In 1996, the United States Congress passed the Domestic Violence Offender Gun Ban, also known as the Lautenberg Amendment. Sen. Frank Lautenberg (D-NJ) attached an amendment to an appropriations bill that banned Americans convicted of misdemeanor domestic violence or who are subject to a restraining order for domestic abuse from owning guns or ammunition. When the Oregon legislature comes into session tomorrow, chief among the priorities laid out by Gov. Kate Brown is strengthening and expanding Oregon law as relates to stalkers and domestic abusers
HB 4145, expected to be taken up as early as next week, would act on Brown's insistence that the legislature close the "boyfriend loophole" in current law. Stalkers or domestic abusers are currently defined as "current spouses, spouses by previous marriage, or someone with whom one has a child. This loophole allows abusers who aren't married to or who aren't living with their victims access to firearms.
Preventing known stalkers or abusers , whether they're married or not from possessing a gun should be a slam dunk.

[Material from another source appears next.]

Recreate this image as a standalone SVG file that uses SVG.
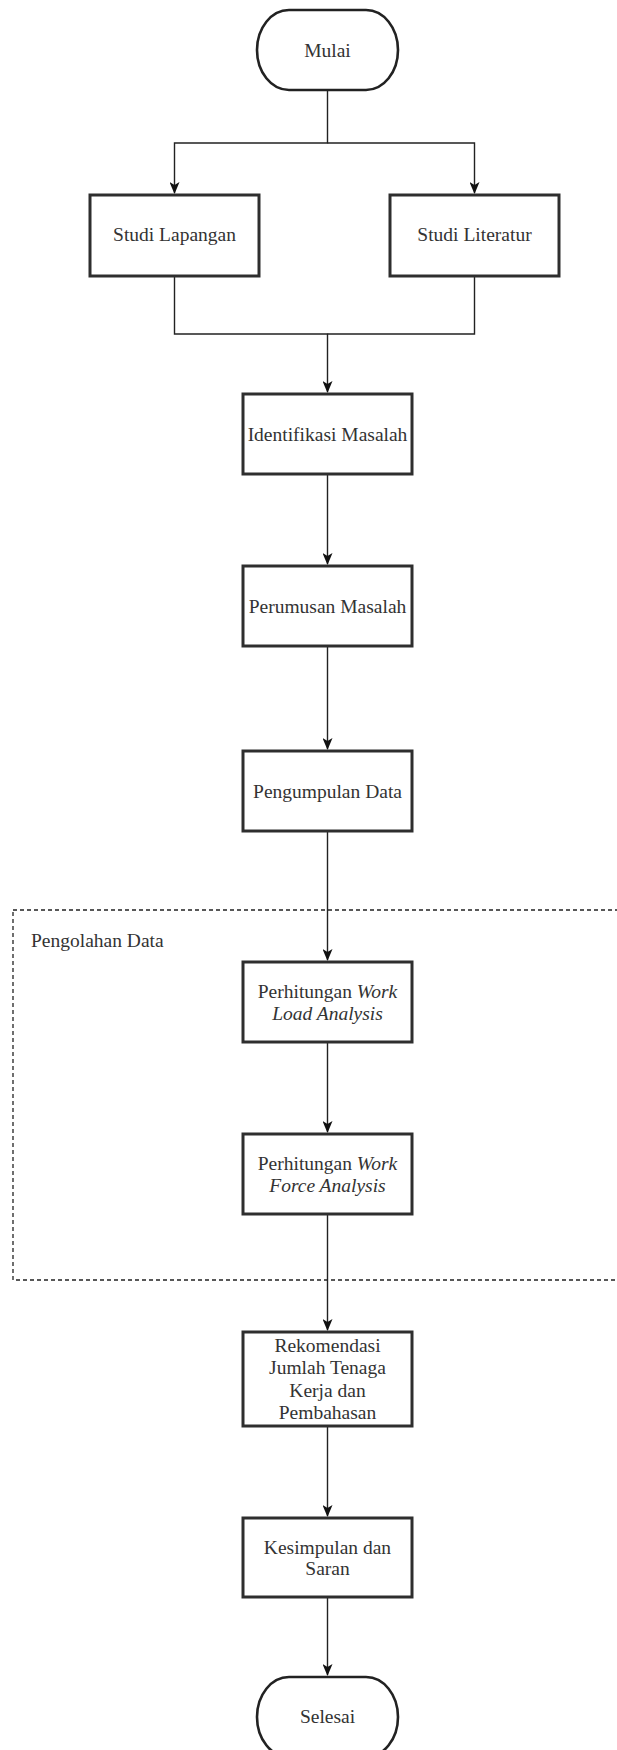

But as the Oregon chapter of Moms Demand Action gets ready to support a bill dealing with language in the state's existing gun background check bill, they recognize it won't be an easy fight.
When the 79th Legislative Assembly convenes its short session Monday, Feb. 5, the Oregon representatives of the nationwide movement - created after the 2012 killing of 20 schoolchildren and six staff members at Sandy Hook Elementary School in Connecticut - want to close loopholes they say exist in the state's current gun background-check law.
"We want to make sure known stalkers and domestic abusers are not allowed to legally purchase guns just because they're not officially married," said Andrea Platt, a mom with the Oregon chapter.
Lining up against the bill - of course - is the NRA, who simply refer to the legislation as "expand[ing] the class of persons in Oregon that could be prohibited from possessing firearms," which, yeah... that's exactly what it does. Their legislative arm, the NRA-ILA (I read their newsletters so you don't have to), even got in a dig at Gov. Brown for being "Bloomberg-supported."
Democrats have an 11-seat advantage in the Oregon House and a 4-seat edge in the Senate. The legislation will begin in the House Judiciary Committee, where Democrats have a 6-5 advantage.